Garry Shandling
Stand-up specials
He made deep, fidgety discomfort the engine of modern standup.
Watch Garry Shandling on stage and you see a man who looks actively inconvenienced by the act of performing. He fidgets. He adjusts the microphone stand, touches his hair, and squints at the room like the crowd just asked him a personal question. His timing relies on the mid-sentence stall. He will start a premise, pause long enough to let the silence get uncomfortable, and then mutter the punchline as if he regrets saying it aloud. He uses hesitation the way other comics use volume.

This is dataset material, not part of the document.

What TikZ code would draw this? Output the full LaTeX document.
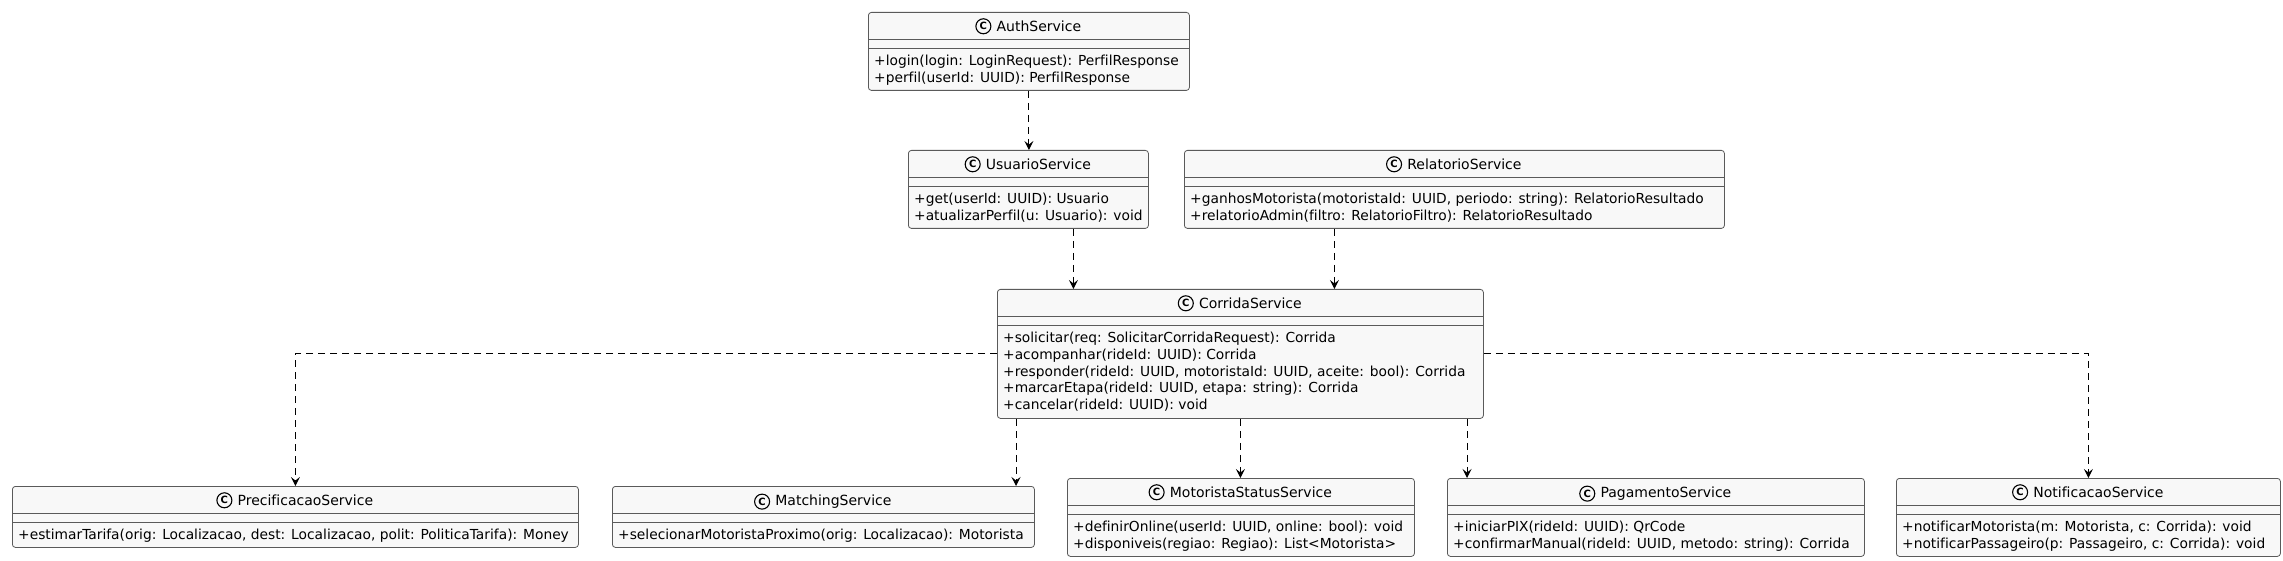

He occupies a rare space among comedians: the guy who walked away from the late-night throne. Instead of taking over a standard talk show desk, he built television shows that dismantled the sitcom and the talk show formats. By making the artificial rules of television the actual subject of his comedy, he ensured an entire generation of comics studies his tape.
His standup runs on constant self-sabotage. While his peers in the 1980s projected unearned confidence, he built his act out of his inability to maintain a relationship. He writes clean material that feels emotionally messy. A standard Shandling bit works by quietly undercutting his own dignity right at the punchline. He will explain that he finally dumped his girlfriend because she moved in with another guy, “sort of.”
Before he ever picked up a microphone, he worked as a traditional television writer, typing out scripts for Sanford and Son and Welcome Back, Kotter. That foundational understanding of how a standard joke functions is exactly what allowed him to spend the rest of his career pulling the form apart.